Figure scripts
########

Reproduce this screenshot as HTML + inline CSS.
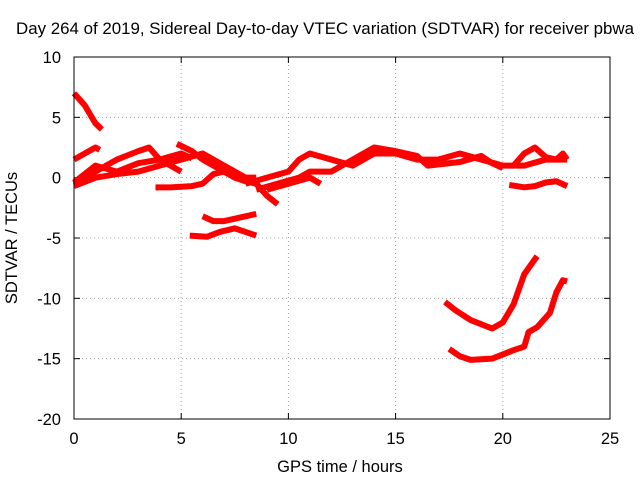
<!DOCTYPE html>
<html><head><meta charset="utf-8"><style>
body{margin:0;background:#fff}
svg{display:block;font-family:"Liberation Sans",sans-serif;font-size:16.5px}
</style></head><body>
<svg id="chart" width="640" height="480">
<text x="325" y="34" text-anchor="middle" textLength="618" lengthAdjust="spacingAndGlyphs">Day 264 of 2019, Sidereal Day-to-day VTEC variation (SDTVAR) for receiver pbwa</text>
<text x="340" y="472" text-anchor="middle">GPS time / hours</text>
<text transform="translate(17,238) rotate(-90)" text-anchor="middle">SDTVAR / TECUs</text>
<g id="grid"></g><g id="ticks"></g><g id="series"></g>
<rect x="74" y="57" width="536" height="362" fill="none" stroke="#000"/>
</svg>
<script>
const xTicks=[0,5,10,15,20,25];
const yTicks=[10,5,0,-5,-10,-15,-20];
const track1=[[0,7],[0.5,6],[1,4.5],[1.3,4]];
const track2=[[0,1.5],[0.5,2],[1,2.5],[1.2,2.3]];
const track3=[[0,-0.5],[1,0.5],[2,1.5],[3,2.2],[3.5,2.5],[4,1.5],[5,0.5]];
const track4=[[0,-0.7],[1,0],[2,0.3],[3,0.5],[4,1],[5,1.5],[6,2],[7,1],[8,0],[8.5,-0.5]];
const track5=[[3.8,-0.8],[4.5,-0.8],[5.5,-0.7],[6,-0.5],[6.5,0.3],[7,0.5],[7.5,0],[8,-0.3],[8.5,-0.5],[9,-1.5],[9.5,-2.2]];
const track6=[[4.8,2.8],[5.5,2.2],[6,1.5],[7,0.5],[8,0],[8.5,0]];
const track7=[[6,-3.2],[6.5,-3.6],[7,-3.6],[7.5,-3.4],[8.5,-3]];
const track8=[[5.4,-4.8],[6.2,-4.9],[6.8,-4.5],[7.5,-4.2],[8,-4.5],[8.5,-4.8]];
const track9=[[8,-0.5],[9,0],[10,0.5],[10.5,1.5],[11,2],[12,1.5],[13,1],[14,2],[15,2],[16,1.5],[17,1.5],[18,2],[19,1.5],[20,1],[21,1],[22,1.5],[23,1.5]];
const track10=[[8.5,-1],[9.5,-0.5],[10.5,0],[11,0.5],[12,0.5],[13,1.5],[14,2.5],[15,2.2],[16,1.8],[16.5,1],[18,1.3],[19,1.8],[19.5,1.2],[20,0.8]];
const track11=[[20.5,1],[21,2],[21.5,2.5],[22,1.7],[22.5,1.5],[22.8,2],[23,1.5]];
const track12=[[20.3,-0.6],[21,-0.8],[21.5,-0.7],[22,-0.4],[22.5,-0.3],[23,-0.7]];
const track13=[[17.3,-10.3],[17.8,-11],[18.5,-11.8],[19.5,-12.5],[20,-12],[20.5,-10.5],[21,-8],[21.6,-6.5]];
const track14=[[17.5,-14.2],[18,-14.8],[18.5,-15.1],[19.5,-15],[20.5,-14.3],[21,-14],[21.2,-12.8],[21.6,-12.4],[22.2,-11.2],[22.5,-9.5],[22.8,-8.5],[23,-8.6]];
const track15=[[9,-1],[10,-0.5],[11,0],[11.5,-0.5]];
const track16=[[0,-0.4],[1,1],[2,0.5],[3,1.2],[4,1.5],[5,2],[5.5,1.6]];
const tracks=[track1,track2,track3,track4,track5,track6,track7,track8,track9,track10,track11,track12,track13,track14,track15,track16];
const NS="http://www.w3.org/2000/svg";
const X0=74,X1=610,Y0=419,Y1=57;
function sx(v){return X0+(v-0)/(25-0)*(X1-X0);}
function sy(v){return Y0-(v+20)/30*(Y0-Y1);}
function mk(t,a,p){const e=document.createElementNS(NS,t);for(const k in a)e.setAttribute(k,a[k]);p.appendChild(e);return e;}
const grid=document.getElementById('grid'),ticks=document.getElementById('ticks'),series=document.getElementById('series');
xTicks.forEach(v=>{const x=sx(v);
 if(v>0&&v<25){const g=mk('line',{x1:x,x2:x,y1:Y1,y2:Y0,stroke:'#a0a0a0','stroke-dasharray':'1,3'},grid);
 
 }
 const t=mk('text',{x:x,y:Y0+25,'text-anchor':'middle'},ticks);t.textContent=v;
 
 
 mk('line',{x1:x,x2:x,y1:Y0,y2:Y0-6,stroke:'#000'},ticks);mk('line',{x1:x,x2:x,y1:Y1,y2:Y1+6,stroke:'#000'},ticks);});
yTicks.forEach(v=>{const y=sy(v);
 if(v<10&&v>-20){const g=mk('line',{x1:X0,x2:X1,y1:y,y2:y,stroke:'#a0a0a0','stroke-dasharray':'1,3'},grid);
 
 }
 const t=mk('text',{x:X0-13,y:y+6,'text-anchor':'end'},ticks);t.textContent=v;
 
 
 mk('line',{x1:X0,x2:X0+6,y1:y,y2:y,stroke:'#000'},ticks);mk('line',{x1:X1,x2:X1-6,y1:y,y2:y,stroke:'#000'},ticks);});
tracks.forEach((tr,i)=>{const p=mk('polyline',{points:tr.map(d=>sx(d[0])+','+sy(d[1])).join(' '),fill:'none',stroke:'#ff0000','stroke-width':6,'stroke-linejoin':'round'},series);
 
 });
</script>
</body></html>
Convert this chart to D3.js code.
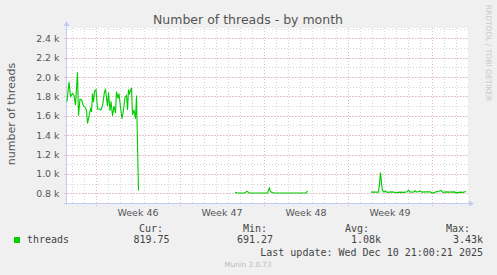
<!DOCTYPE html>
<html lang="en">
<head>
<meta charset="utf-8">
<title>Number of threads - by month</title>
<script src="https://d3js.org/d3.v7.min.js"></script>
<style>
    body { margin: 0; background: #f0f0f0; }
    svg { display: block; }
    text { font-family: "DejaVu Sans", sans-serif; fill: #555; }
    .mono { font-family: "DejaVu Sans Mono", monospace; font-size: 10px; fill: #444; }
</style>
</head>
<body>
<svg id="chart" width="497" height="275"></svg>
<script>

    // hours since window start, and thread counts
    var seg1Hours = [0, 4, 7, 11, 14, 17, 21, 23, 26, 29, 33, 36, 39, 41, 45, 47, 49, 51, 53, 55, 58, 61, 65, 68, 71, 75, 77, 81, 83, 86, 88, 91, 94, 97, 99, 102, 104, 106, 110, 113, 116, 119, 121, 123, 125, 129, 131, 134, 137, 139, 143];
    var seg1Values = [1745, 1950, 1800, 1830, 1810, 1710, 2050, 1600, 1770, 1765, 1700, 1690, 1660, 1520, 1620, 1670, 1640, 1830, 1740, 1850, 1870, 1670, 1670, 1660, 1700, 1850, 1870, 1700, 1840, 1650, 1750, 1600, 1700, 1630, 1850, 1780, 1830, 1730, 1570, 1660, 1790, 1810, 1660, 1870, 1830, 1890, 1610, 1660, 1570, 1810, 830];

    var seg2Hours = [336, 340, 356, 360, 364, 401, 403, 405, 407, 410, 414, 478, 481];
    var seg2Values = [810, 803, 803, 822, 803, 803, 835, 855, 815, 810, 803, 803, 825];

    var seg3Hours = [608, 623, 625, 627, 629, 631, 634, 637, 640, 650, 658, 666, 674, 680, 683, 686, 694, 696, 700, 706, 710, 718, 726, 730, 734, 738, 744, 748, 752, 758, 766, 774, 780, 786, 792, 798];
    var seg3Values = [812, 812, 900, 1013, 900, 830, 812, 825, 810, 815, 808, 812, 810, 815, 832, 812, 815, 826, 812, 825, 812, 815, 815, 805, 805, 815, 822, 830, 810, 815, 812, 815, 805, 812, 810, 818];

    var yTicks = [800, 1000, 1200, 1400, 1600, 1800, 2000, 2200, 2400];
    var legendHeads = ["Cur:", "Min:", "Avg:", "Max:"];
    var legendValues = ["819.75", "691.27", "1.08k", "3.43k"];
    var lastUpdate = "Last update: Wed Dec 10 21:00:21 2025";

    var start = new Date(Date.UTC(2025, 10, 7, 14));
    var end = new Date(start.getTime() + 800 * 3600e3);

    var pLeft = 67, pRight = 467, pTop = 28, pBottom = 203;

    var x = d3.scaleUtc().domain([start, end]).range([pLeft, pRight]);
    var y = d3.scaleLinear().domain([700, 2506]).range([pBottom, pTop]);

    var svg = d3.select("#chart");

    svg.append("rect")
        .attr("x", pLeft).attr("y", pTop)
        .attr("width", pRight - pLeft + 1).attr("height", pBottom - pTop)
        .attr("fill", "white");

    // minor grid
    var days = d3.utcDay.range(start, end);
    var minorY = d3.range(700, 2506, 100);
    var grid = svg.append("g").attr("shape-rendering", "crispEdges");
    var minorCol = "#d6d6d6", majorCol = "#eeb4b4";

    grid.selectAll(".vmin").data(days).enter().append("line")
        .attr("x1", d => Math.round(x(d)) + 0.5).attr("x2", d => Math.round(x(d)) + 0.5)
        .attr("y1", pTop).attr("y2", pBottom + 2)
        .attr("stroke", minorCol).attr("stroke-dasharray", "1,2");

    grid.selectAll(".hmin").data(minorY).enter().append("line")
        .attr("x1", pLeft - 2).attr("x2", pRight + 1)
        .attr("y1", d => Math.round(y(d)) + 0.5).attr("y2", d => Math.round(y(d)) + 0.5)
        .attr("stroke", minorCol).attr("stroke-dasharray", "1,2");

    // major grid
    var weeks = d3.utcMonday.range(start, end);
    grid.selectAll(".vmaj").data(weeks).enter().append("line")
        .attr("x1", d => Math.round(x(d)) + 0.5).attr("x2", d => Math.round(x(d)) + 0.5)
        .attr("y1", pTop).attr("y2", pBottom + 3)
        .attr("stroke", majorCol).attr("stroke-dasharray", "1,2");

    grid.selectAll(".hmaj").data(yTicks).enter().append("line")
        .attr("x1", pLeft - 3).attr("x2", pRight + 1)
        .attr("y1", d => Math.round(y(d)) + 0.5).attr("y2", d => Math.round(y(d)) + 0.5)
        .attr("stroke", majorCol).attr("stroke-dasharray", "1,2");

    // axes
    var axisCol = "#c4ccf4";
    svg.append("line").attr("x1", pLeft - 0.5).attr("x2", pLeft - 0.5)
        .attr("y1", pBottom + 2).attr("y2", pTop - 4)
        .attr("stroke", axisCol);
    svg.append("line").attr("x1", pLeft - 3).attr("x2", pRight + 3)
        .attr("y1", pBottom + 0.5).attr("y2", pBottom + 0.5)
        .attr("stroke", axisCol);
    svg.append("path").attr("d", `M${pLeft - 3.5},${pTop - 2} L${pLeft - 0.5},${pTop - 7} L${pLeft + 2.5},${pTop - 2} Z`)
        .attr("fill", axisCol);
    svg.append("path").attr("d", `M${pRight + 2},${pBottom - 2.5} L${pRight + 7},${pBottom + 0.5} L${pRight + 2},${pBottom + 3.5} Z`)
        .attr("fill", axisCol);

    // y tick labels
    svg.selectAll(".ylab").data(yTicks).enter().append("text")
        .attr("x", 59.5).attr("y", d => y(d) + 3.5)
        .attr("text-anchor", "end")
        .style("font-size", "9.4px")
        .text(d => d3.format(".1f")(d / 1000) + " k");

    // week labels, centred on the middle of each week
    var weekLabels = weeks.filter(d => x(d3.utcHour.offset(d, 84)) < pRight);
    svg.selectAll(".xlab").data(weekLabels).enter().append("text")
        .attr("x", d => x(d3.utcHour.offset(d, 84)))
        .attr("y", 216)
        .attr("text-anchor", "middle")
        .style("font-size", "9.5px")
        .text(d => "Week " + d3.utcFormat("%V")(d));

    // series
    var line = d3.line()
        .x(d => x(d3.utcHour.offset(start, d[0])))
        .y(d => y(d[1]));

    [[seg1Hours, seg1Values], [seg2Hours, seg2Values], [seg3Hours, seg3Values]].forEach(function (s) {
        svg.append("path")
            .datum(d3.zip(s[0], s[1]))
            .attr("d", line)
            .attr("fill", "none")
            .attr("stroke", "#00cc00")
            .attr("stroke-width", 1.1);
    });

    // titles
    svg.append("text").attr("x", 248).attr("y", 24)
        .attr("text-anchor", "middle").style("font-size", "12.5px")
        .text("Number of threads - by month");

    svg.append("text")
        .attr("transform", "translate(15,114) rotate(-90)")
        .attr("text-anchor", "middle").style("font-size", "11px")
        .text("number of threads");

    svg.append("text")
        .attr("transform", "translate(485.5,53) rotate(90)")
        .attr("text-anchor", "middle").style("font-size", "7.5px").style("fill", "#c8c8c8")
        .text("RRDTOOL / TOBI OETIKER");

    // legend
    svg.append("rect").attr("x", 14).attr("y", 237).attr("width", 6).attr("height", 6)
        .attr("fill", "#00cc00");
    svg.append("text").attr("class", "mono").attr("x", 27).attr("y", 243).text("threads");

    var headX = [163, 267, 369, 470];
    var valX = [169.5, 273, 381, 483];
    svg.selectAll(".lh").data(legendHeads).enter().append("text")
        .attr("class", "mono").attr("x", (d, i) => headX[i]).attr("y", 231.5)
        .attr("text-anchor", "end").text(d => d);
    svg.selectAll(".lv").data(legendValues).enter().append("text")
        .attr("class", "mono").attr("x", (d, i) => valX[i]).attr("y", 243)
        .attr("text-anchor", "end").text(d => d);

    svg.append("text").attr("class", "mono").attr("x", 483).attr("y", 255.5)
        .attr("text-anchor", "end").text(lastUpdate);

    svg.append("text").attr("x", 248).attr("y", 267)
        .attr("text-anchor", "middle").style("font-size", "7.2px").style("fill", "#bbb")
        .text("Munin 2.0.73");

</script>
</body>
</html>
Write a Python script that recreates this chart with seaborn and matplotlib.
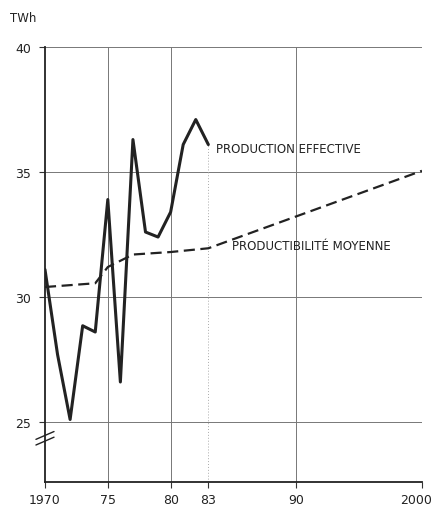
import matplotlib
matplotlib.use("Agg")
import matplotlib.pyplot as plt
import matplotlib.transforms as mtransforms
import seaborn as sns
import pandas as pd

# Data
prod_years = [1970, 1971, 1972, 1973, 1974, 1975, 1976, 1977, 1978, 1979, 1980, 1981, 1982, 1983]
prod_values = [31.1, 27.7, 25.1, 28.85, 28.6, 33.9, 26.6, 36.3, 32.6, 32.4, 33.4, 36.1, 37.1, 36.1]
moy_years = [1970, 1974, 1975, 1976, 1977, 1980, 1983, 2000]
moy_values = [30.4, 30.55, 31.2, 31.45, 31.7, 31.8, 31.95, 35.05]
xticks = [1970, 1975, 1980, 1983, 1990, 2000]
xtick_labels = ["1970", "75", "80", "83", "90", "2000"]
yticks = [25, 30, 35, 40]
label_prod = "PRODUCTION EFFECTIVE"
label_moy = "PRODUCTIBILITÉ MOYENNE"
unit = "TWh"

sns.set_style("white")
plt.rcParams['font.family'] = ['DejaVu Sans']

fig = plt.figure(figsize=(4.35, 5.06), dpi=100)
ax = fig.add_axes([0.1034, 0.0455, 0.8666, 0.8595])

df_prod = pd.DataFrame({"year": prod_years, "value": prod_values})
df_moy = pd.DataFrame({"year": moy_years, "value": moy_values})

ax.set_xlim(1970, 2000)
ax.set_ylim(22.6, 40)

# grid
for x in [1975, 1980, 1990, 2000]:
    ax.axvline(x, color="#777777", lw=0.7, zorder=0)
for y in yticks:
    ax.axhline(y, color="#777777", lw=0.7, zorder=0)
ax.vlines(1983, 22.6, prod_values[-1], color="#aaaaaa", lw=0.7, linestyles=(0, (1, 2)), zorder=0)

sns.lineplot(data=df_moy, x="year", y="value", ax=ax, color="#222222", lw=1.6,
             linestyle=(0, (5, 2.5)), zorder=3)
sns.lineplot(data=df_prod, x="year", y="value", ax=ax, color="#222222", lw=2.2, zorder=4)

ax.set_xticks(xticks)
ax.set_xticklabels(xtick_labels)
ax.set_yticks(yticks)
ax.set_yticklabels([str(v) for v in yticks])
ax.set_xlabel("")
ax.set_ylabel("")
ax.tick_params(axis="both", labelsize=9, color="#333333", length=4, width=0.8,
               direction="out", bottom=True, left=True, labelcolor="#222222")
ax.tick_params(axis="x", pad=4)
ax.tick_params(axis="y", pad=6)

# shift the last x tick label slightly left so it stays inside the figure
last = ax.get_xticklabels()[-1]
last.set_transform(last.get_transform() + mtransforms.ScaledTranslation(-4 / 72, 0, fig.dpi_scale_trans))

for s in ["top", "right"]:
    ax.spines[s].set_visible(False)
for s in ["left", "bottom"]:
    ax.spines[s].set_color("#222222")
    ax.spines[s].set_linewidth(1.3)

# axis break marks
for dy in [0.0, 0.013]:
    ax.plot([-0.024, 0.024], [0.085 + dy, 0.103 + dy], transform=ax.transAxes,
            color="#222222", lw=1.0, clip_on=False)

ax.text(1983.6, 35.96, label_prod, fontsize=8.5, va="center", ha="left", color="#222222")
ax.text(1984.9, 32.08, label_moy, fontsize=8.5, va="center", ha="left", color="#222222")
fig.text(0.023, 0.963, unit, fontsize=8.5, ha="left", va="center", color="#222222")

fig.savefig("out.png", dpi=100)
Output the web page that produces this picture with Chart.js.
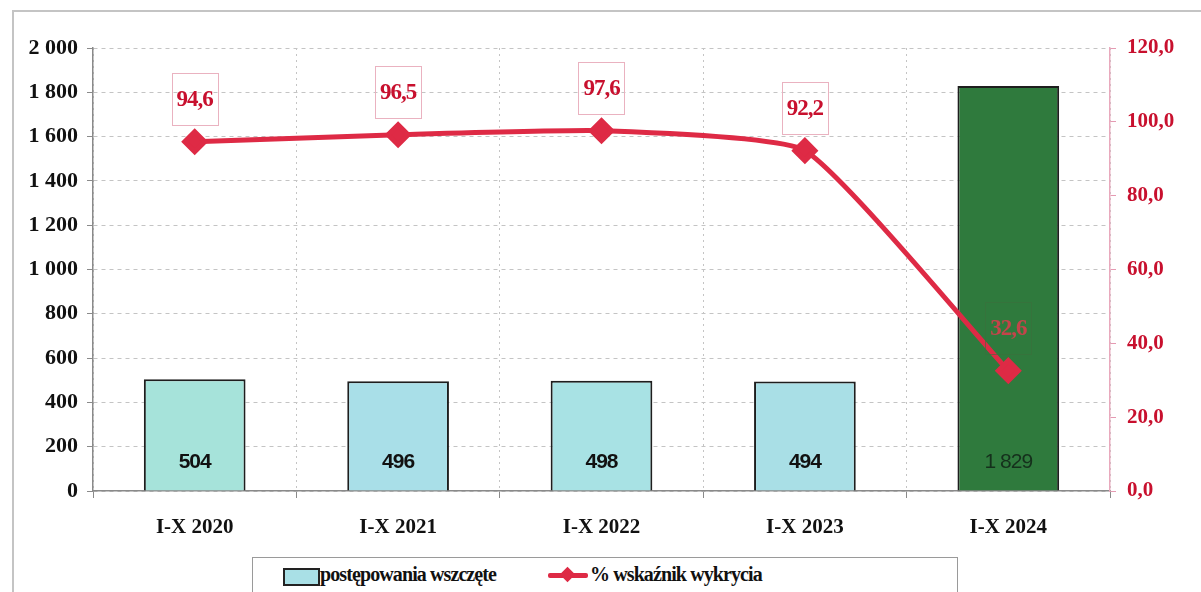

########

Task brief: Skip the pictures. Set down only the lines from the one containing "Convert this chart to D3.js code." through the one containing "812, 810, 818];", exactly as they appear, ends included.

Result of the task:
Convert this chart to D3.js code.
<!DOCTYPE html>
<html lang="en">
<head>
<meta charset="utf-8">
<title>Number of threads - by month</title>
<script src="https://d3js.org/d3.v7.min.js"></script>
<style>
    body { margin: 0; background: #f0f0f0; }
    svg { display: block; }
    text { font-family: "DejaVu Sans", sans-serif; fill: #555; }
    .mono { font-family: "DejaVu Sans Mono", monospace; font-size: 10px; fill: #444; }
</style>
</head>
<body>
<svg id="chart" width="497" height="275"></svg>
<script>

    // hours since window start, and thread counts
    var seg1Hours = [0, 4, 7, 11, 14, 17, 21, 23, 26, 29, 33, 36, 39, 41, 45, 47, 49, 51, 53, 55, 58, 61, 65, 68, 71, 75, 77, 81, 83, 86, 88, 91, 94, 97, 99, 102, 104, 106, 110, 113, 116, 119, 121, 123, 125, 129, 131, 134, 137, 139, 143];
    var seg1Values = [1745, 1950, 1800, 1830, 1810, 1710, 2050, 1600, 1770, 1765, 1700, 1690, 1660, 1520, 1620, 1670, 1640, 1830, 1740, 1850, 1870, 1670, 1670, 1660, 1700, 1850, 1870, 1700, 1840, 1650, 1750, 1600, 1700, 1630, 1850, 1780, 1830, 1730, 1570, 1660, 1790, 1810, 1660, 1870, 1830, 1890, 1610, 1660, 1570, 1810, 830];

    var seg2Hours = [336, 340, 356, 360, 364, 401, 403, 405, 407, 410, 414, 478, 481];
    var seg2Values = [810, 803, 803, 822, 803, 803, 835, 855, 815, 810, 803, 803, 825];

    var seg3Hours = [608, 623, 625, 627, 629, 631, 634, 637, 640, 650, 658, 666, 674, 680, 683, 686, 694, 696, 700, 706, 710, 718, 726, 730, 734, 738, 744, 748, 752, 758, 766, 774, 780, 786, 792, 798];
    var seg3Values = [812, 812, 900, 1013, 900, 830, 812, 825, 810, 815, 808, 812, 810, 815, 832, 812, 815, 826, 812, 825, 812, 815, 815, 805, 805, 815, 822, 830, 810, 815, 812, 815, 805, 812, 810, 818];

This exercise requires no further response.